Книга сия приведет в бешенство тех, кто воспринимает что-либо всерьез, хотя бы самих себя. Это высшая степень насмешки – глумление над издевкой, которое могла породить только англосаксонская изощренность. Она написана человеком, который гораздо больше увлечен романтическими влюбленными и лирическими историями былых лет, чем трескотней и соблазнами современности. Его главный герой – ну и характеристика Дэниса, этого осмеянного насмешника, – взят из собственной книги Хаксли «Лимб». Как и мистер Скоуган, но какое это имеет значение? Мне абсолютно наплевать на то, что книга «не отражает жизнь», что это «не роман», – а об этом будет не раз сказано, уверяю вас. Я считаю Хаксли, после Бирбома, самым остроумным из всех англоязычных писателей.

Сцена, в которой Дэнис не в состоянии поднять и нести нуждающуюся в его помощи Анну, безмерно меня позабавила.
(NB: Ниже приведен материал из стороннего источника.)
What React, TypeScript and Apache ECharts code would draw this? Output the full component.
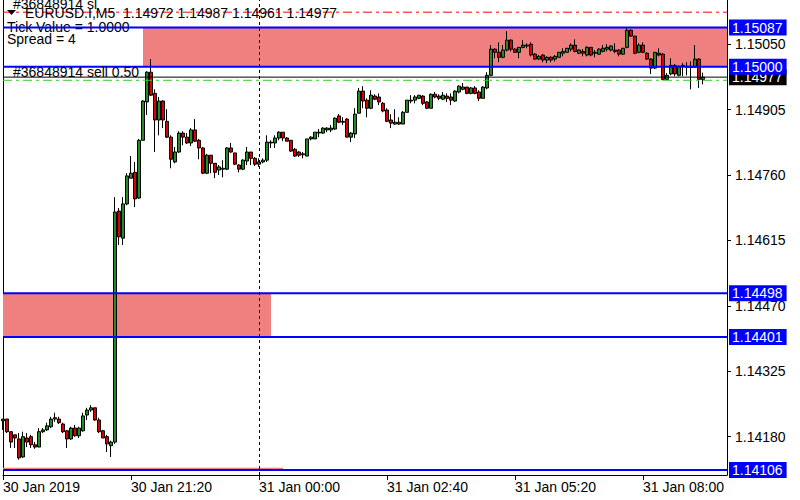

И только послушайте, как Хаксли устами своего героя признается в том, что знания о человеческих сердцах получает из вторых рук:

«Это ужасно: сталкиваясь с живыми людьми, мы имеем дело с неизвестными и непознаваемыми величинами. Можно лишь надеяться что-то о них узнать в результате долгих и в высшей степени неприятных и скучных личных контактов, связанных с ужасной тратой времени. То же и с текущими событиями: как я могу узнать что-либо о них, не посвящая годы изнурительному непосредственному их изучению, сопряженному опять же с бесконечным количеством неприятнейших контактов? Нет, дайте мне прошлое. Оно не меняется: оно все перед нами в черном и белом цвете, и узнать о нем можно в удобной обстановке, благопристойно и, главное, в уединении – из книг»[502].

Насколько мне известно, Хаксли едва исполнилось тридцать лет. Говорят, что он знает больше о французской, немецкой, латинской и средневековой итальянской литературе, чем любой человек в этом мире. Я отказываюсь выступать с дурацким советом, что, мол, ему следовало бы меньше знать о книгах и больше о людях. Я желал бы, чтобы Кристофер Морли[503] прочел его и заявил, что котенку не нужно мешать играть с хвостом.

И жду, что следующие дополнения в самое ближайшее время украсят обложку «Крома»:

Бросай все и читай «Желтый Кром».

Х-в-д Бр-н[504]

Поместите Хаксли в первые ряды американских (sic!) писателей!

Общественное мнение

(«Sic» – это мое. Оно не такое громкое, как «ик», тихонечко так, будто в больничной палате.)